___ Stored data ___
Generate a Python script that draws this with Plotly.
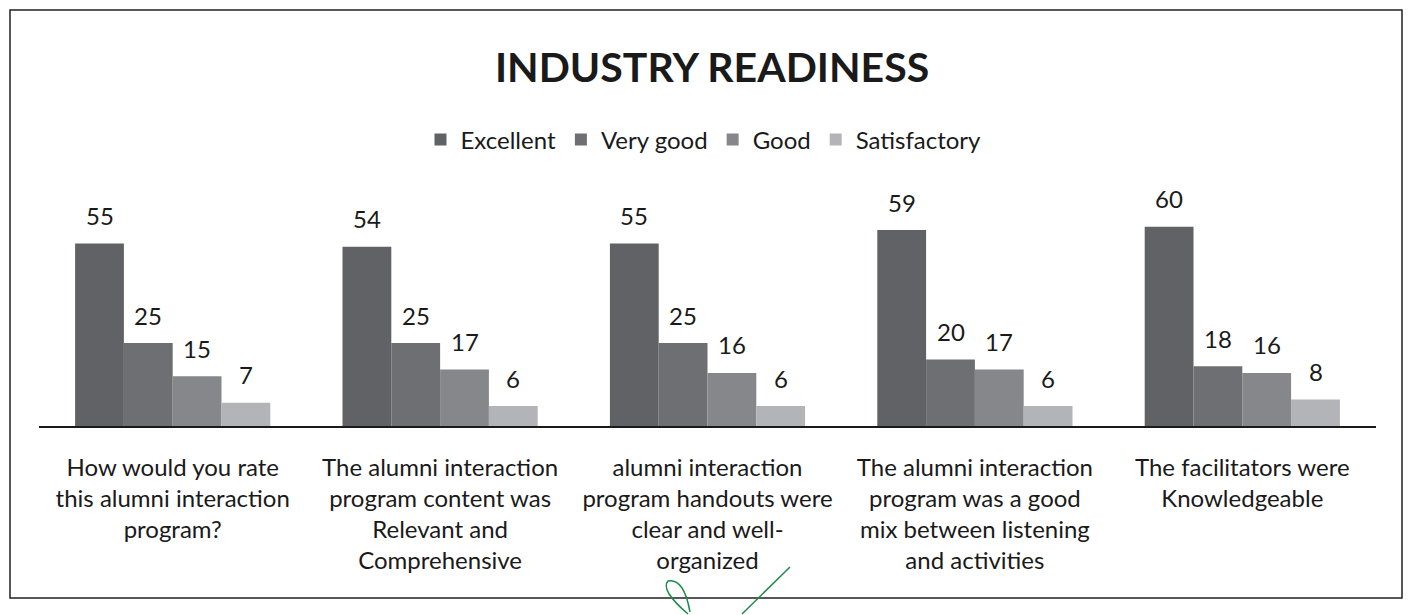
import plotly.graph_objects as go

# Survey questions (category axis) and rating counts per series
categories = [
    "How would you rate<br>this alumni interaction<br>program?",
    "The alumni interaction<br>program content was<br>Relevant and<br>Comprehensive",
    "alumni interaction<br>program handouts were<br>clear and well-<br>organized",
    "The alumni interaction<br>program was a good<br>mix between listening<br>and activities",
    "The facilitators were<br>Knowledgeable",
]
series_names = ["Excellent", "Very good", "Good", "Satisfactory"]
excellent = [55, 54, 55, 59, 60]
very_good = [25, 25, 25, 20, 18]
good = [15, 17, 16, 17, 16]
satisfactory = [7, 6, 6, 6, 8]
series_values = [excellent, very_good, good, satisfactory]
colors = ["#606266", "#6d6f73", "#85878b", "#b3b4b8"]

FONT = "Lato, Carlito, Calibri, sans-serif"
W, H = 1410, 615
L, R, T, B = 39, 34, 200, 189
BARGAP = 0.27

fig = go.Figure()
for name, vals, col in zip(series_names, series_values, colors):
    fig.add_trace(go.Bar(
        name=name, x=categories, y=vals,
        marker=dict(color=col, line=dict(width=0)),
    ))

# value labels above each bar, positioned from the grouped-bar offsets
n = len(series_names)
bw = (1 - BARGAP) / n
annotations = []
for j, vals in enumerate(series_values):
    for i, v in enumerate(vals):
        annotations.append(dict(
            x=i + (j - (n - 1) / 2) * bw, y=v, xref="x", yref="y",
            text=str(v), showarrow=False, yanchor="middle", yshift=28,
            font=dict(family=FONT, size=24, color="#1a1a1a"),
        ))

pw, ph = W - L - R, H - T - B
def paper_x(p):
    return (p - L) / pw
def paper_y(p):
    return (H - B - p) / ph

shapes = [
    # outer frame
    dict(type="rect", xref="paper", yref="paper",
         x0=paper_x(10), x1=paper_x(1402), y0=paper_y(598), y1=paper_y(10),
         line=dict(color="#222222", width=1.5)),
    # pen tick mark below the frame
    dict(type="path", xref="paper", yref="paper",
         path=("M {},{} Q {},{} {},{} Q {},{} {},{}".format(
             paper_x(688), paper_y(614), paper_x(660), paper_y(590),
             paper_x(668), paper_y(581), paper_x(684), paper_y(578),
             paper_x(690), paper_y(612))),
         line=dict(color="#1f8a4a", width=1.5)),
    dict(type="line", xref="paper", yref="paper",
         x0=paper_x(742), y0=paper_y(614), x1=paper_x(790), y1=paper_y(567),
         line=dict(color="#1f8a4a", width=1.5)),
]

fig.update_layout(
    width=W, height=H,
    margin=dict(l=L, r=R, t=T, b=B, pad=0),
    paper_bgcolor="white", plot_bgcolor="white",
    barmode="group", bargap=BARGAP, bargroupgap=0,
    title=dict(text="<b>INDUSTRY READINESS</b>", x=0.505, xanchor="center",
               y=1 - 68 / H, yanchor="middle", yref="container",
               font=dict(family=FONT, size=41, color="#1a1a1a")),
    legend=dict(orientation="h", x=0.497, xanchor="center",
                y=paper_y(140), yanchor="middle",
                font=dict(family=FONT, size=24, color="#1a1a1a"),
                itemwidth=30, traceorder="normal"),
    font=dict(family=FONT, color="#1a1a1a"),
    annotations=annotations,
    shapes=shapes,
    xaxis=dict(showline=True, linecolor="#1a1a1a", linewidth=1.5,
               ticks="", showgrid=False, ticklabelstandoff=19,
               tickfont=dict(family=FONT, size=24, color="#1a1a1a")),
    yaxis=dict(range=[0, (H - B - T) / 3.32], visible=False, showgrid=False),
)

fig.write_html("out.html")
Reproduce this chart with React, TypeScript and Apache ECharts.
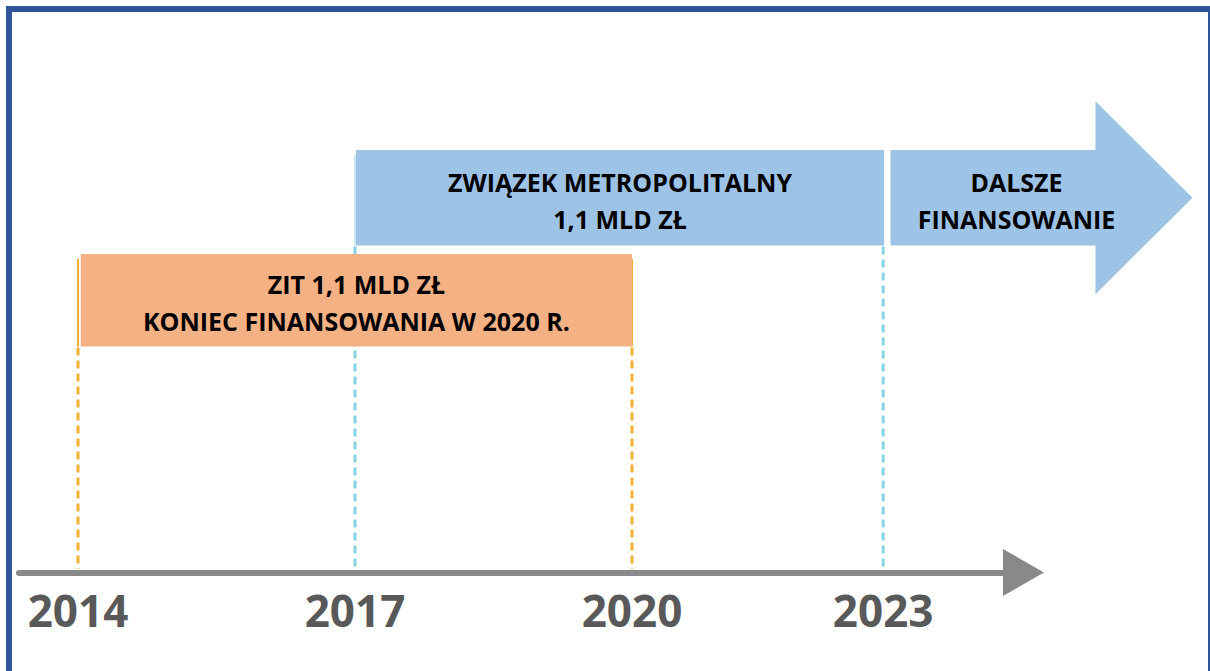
___
▸ **Work to do**
Repeat the entries exactly and keep the pictures out of the copy.

▸ **Full answer**
Generate a Python script that draws this with Plotly.
import plotly.graph_objects as go

# Survey questions (category axis) and rating counts per series
categories = [
    "How would you rate<br>this alumni interaction<br>program?",
    "The alumni interaction<br>program content was<br>Relevant and<br>Comprehensive",
    "alumni interaction<br>program handouts were<br>clear and well-<br>organized",
    "The alumni interaction<br>program was a good<br>mix between listening<br>and activities",
    "The facilitators were<br>Knowledgeable",
]
series_names = ["Excellent", "Very good", "Good", "Satisfactory"]
excellent = [55, 54, 55, 59, 60]
very_good = [25, 25, 25, 20, 18]
good = [15, 17, 16, 17, 16]
satisfactory = [7, 6, 6, 6, 8]
series_values = [excellent, very_good, good, satisfactory]
colors = ["#606266", "#6d6f73", "#85878b", "#b3b4b8"]

FONT = "Lato, Carlito, Calibri, sans-serif"
W, H = 1410, 615
L, R, T, B = 39, 34, 200, 189
BARGAP = 0.27

fig = go.Figure()
for name, vals, col in zip(series_names, series_values, colors):
    fig.add_trace(go.Bar(
        name=name, x=categories, y=vals,
        marker=dict(color=col, line=dict(width=0)),
    ))

# value labels above each bar, positioned from the grouped-bar offsets
n = len(series_names)
bw = (1 - BARGAP) / n
annotations = []
for j, vals in enumerate(series_values):
    for i, v in enumerate(vals):
        annotations.append(dict(
            x=i + (j - (n - 1) / 2) * bw, y=v, xref="x", yref="y",
            text=str(v), showarrow=False, yanchor="middle", yshift=28,
            font=dict(family=FONT, size=24, color="#1a1a1a"),
        ))

pw, ph = W - L - R, H - T - B
def paper_x(p):
    return (p - L) / pw
def paper_y(p):
    return (H - B - p) / ph

shapes = [
    # outer frame
    dict(type="rect", xref="paper", yref="paper",
         x0=paper_x(10), x1=paper_x(1402), y0=paper_y(598), y1=paper_y(10),
         line=dict(color="#222222", width=1.5)),
    # pen tick mark below the frame
    dict(type="path", xref="paper", yref="paper",
         path=("M {},{} Q {},{} {},{} Q {},{} {},{}".format(
             paper_x(688), paper_y(614), paper_x(660), paper_y(590),
             paper_x(668), paper_y(581), paper_x(684), paper_y(578),
             paper_x(690), paper_y(612))),
         line=dict(color="#1f8a4a", width=1.5)),
    dict(type="line", xref="paper", yref="paper",
         x0=paper_x(742), y0=paper_y(614), x1=paper_x(790), y1=paper_y(567),
         line=dict(color="#1f8a4a", width=1.5)),
]

fig.update_layout(
    width=W, height=H,
    margin=dict(l=L, r=R, t=T, b=B, pad=0),
    paper_bgcolor="white", plot_bgcolor="white",
    barmode="group", bargap=BARGAP, bargroupgap=0,
    title=dict(text="<b>INDUSTRY READINESS</b>", x=0.505, xanchor="center",
               y=1 - 68 / H, yanchor="middle", yref="container",
               font=dict(family=FONT, size=41, color="#1a1a1a")),
    legend=dict(orientation="h", x=0.497, xanchor="center",
                y=paper_y(140), yanchor="middle",
                font=dict(family=FONT, size=24, color="#1a1a1a"),
                itemwidth=30, traceorder="normal"),
    font=dict(family=FONT, color="#1a1a1a"),
    annotations=annotations,
    shapes=shapes,
    xaxis=dict(showline=True, linecolor="#1a1a1a", linewidth=1.5,
               ticks="", showgrid=False, ticklabelstandoff=19,
               tickfont=dict(family=FONT, size=24, color="#1a1a1a")),
    yaxis=dict(range=[0, (H - B - T) / 3.32], visible=False, showgrid=False),
)

fig.write_html("out.html")
Reproduce this chart with React, TypeScript and Apache ECharts.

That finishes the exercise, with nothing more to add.